J'aimerais arriver à fournir aux universités, aux écoles et aux UFR un tableau de bord permettant d'observer l'évolution. Ce que je reproche le plus aux classements, c'est que pour bouger dans le classement, il faut en faire des choses. Quand on parle de la réputation, c'est sur des années, les prix Nobel, c'est strictement la même chose. Les indicateurs doivent arriver à bouger tous les ans, car je pense que c'est intéressant de voir l'évolutivité et la comparaison par rapport aux autres.

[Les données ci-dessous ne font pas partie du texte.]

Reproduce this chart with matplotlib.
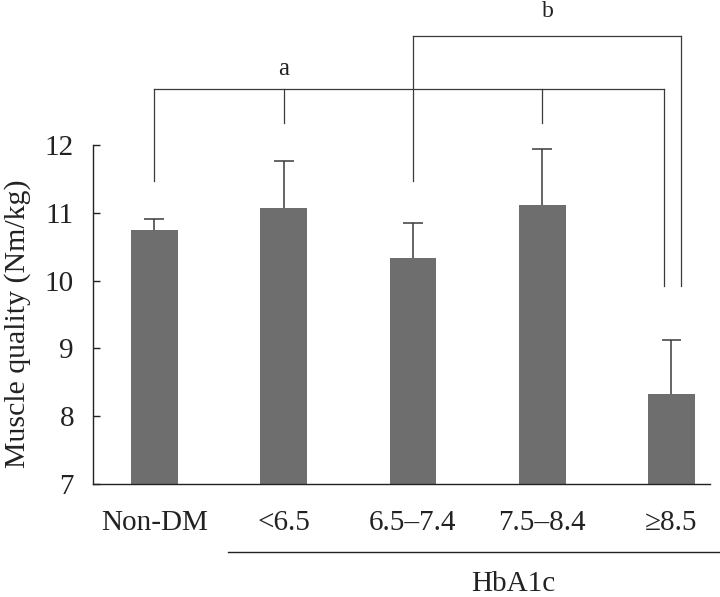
import matplotlib
matplotlib.use("Agg")
import matplotlib.pyplot as plt
import numpy as np

plt.rcParams['font.family'] = ['Liberation Serif', 'DejaVu Serif']

categories = ["Non-DM", "<6.5", "6.5\u20137.4", "7.5\u20138.4", "\u22658.5"]
means = [10.74, 11.07, 10.33, 11.12, 8.33]
upper_err = [0.17, 0.69, 0.52, 0.82, 0.79]
yticks = [7, 8, 9, 10, 11, 12]
group_label = "HbA1c"
ylabel = "Muscle quality (Nm/kg)"

fig = plt.figure(figsize=(7.2, 5.97), dpi=100)
ax = fig.add_axes([0.1296, 0.1896, 0.8565, 0.5675])

x = np.arange(len(categories))
means_a = np.array(means)
tops = means_a + np.array(upper_err)
bar_color = "#6e6e6e"
line_color = "#3a3a3a"
ax.bar(x, means_a, width=0.361, color=bar_color, zorder=2)
# upper-only error bars with a cap at the top only
ax.vlines(x, means_a, tops, color=line_color, lw=1.1, zorder=3)
ax.hlines(tops, x - 0.077, x + 0.077, color=line_color, lw=1.1, zorder=3)

ax.set_xlim(-0.472, 4.298)
ax.set_ylim(7, 12)
ax.set_yticks(yticks)
ax.set_yticklabels([str(t) for t in yticks])
ax.set_xticks(x)
ax.set_xticklabels(categories)
ax.tick_params(axis='y', direction='in', length=4.8, width=1.0, pad=13.9,
               labelsize=21, colors='#222222', labelcolor='#222222')
ax.tick_params(axis='x', length=0, pad=18.5, labelsize=21, labelcolor='#222222')
for s in ['top', 'right']:
    ax.spines[s].set_visible(False)
for s in ['left', 'bottom']:
    ax.spines[s].set_linewidth(1.0)
    ax.spines[s].set_color('#222222')

fig.text(0.025, 0.458, ylabel, rotation=90, ha='center', va='center',
         fontsize=21.5, color='#222222')

# significance brackets
lw = 0.9
def vline(xp, y0, y1):
    ax.plot([xp, xp], [y0, y1], color=line_color, lw=lw, clip_on=False, zorder=4)
def hline(x0, x1, yp):
    ax.plot([x0, x1], [yp, yp], color=line_color, lw=lw, clip_on=False, zorder=4)

ya = 12.83
yb = 13.61
# bracket a: Non-DM, <6.5, 7.5-8.4, >=8.5
hline(x[0], x[4] - 0.056, ya)
vline(x[0], 11.47, ya)
vline(x[1], 12.32, ya)
vline(x[3], 12.32, ya)
vline(x[4] - 0.056, 9.925, ya)
ax.text(x[1], 13.04, "a", ha='center', va='baseline', fontsize=18, color='#222222')
# bracket b: 6.5-7.4 vs >=8.5
hline(x[2], x[4] + 0.071, yb)
vline(x[2], 11.47, yb)
vline(x[4] + 0.071, 9.925, yb)
ax.text((x[2] + x[4] + 0.071) / 2 + 0.01, 13.89, "b", ha='center', va='baseline',
        fontsize=17, color='#222222')

# HbA1c group line
fig.add_artist(plt.Line2D([227.7 / 720, 1.0], [1 - 551.7 / 597, 1 - 551.7 / 597],
                          color='#222222', lw=1.0))
fig.text(513 / 720, 1 - 591 / 597, group_label, ha='center', va='baseline',
         fontsize=21, color='#222222')

fig.savefig("out.png", dpi=100)
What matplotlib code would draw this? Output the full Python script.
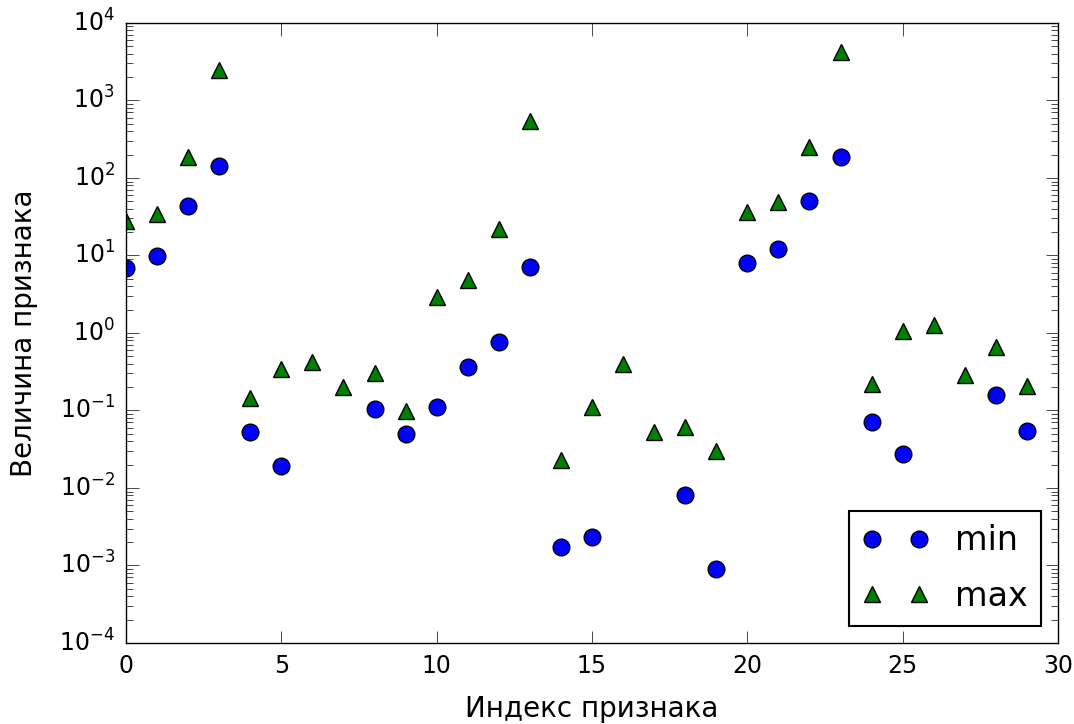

Ce sera ma dernière diapositive un peu nostalgique parce que c'est une étude que l'on a commencée et qu'on a beaucoup de mal à finir. Ce n'est pas important de savoir ce qu'il y a là-dedans, simplement cela montre qu'il y a cinq classes d'universités en France, qui sont les scientifiques, santé, SHS, celles qui sont multidisciplinaires. Dans ces cinq classes, il faut trouver des indicateurs qui leur sont spécifiques de façon à ce que l'on puisse suivre ces universités, qu'elles puissent elles-mêmes se suivre et aller plus loin. Je pense que U-Multirank est très important, pouvoir se comparer à des universités européennes de même typologie. Je vous remercie beaucoup.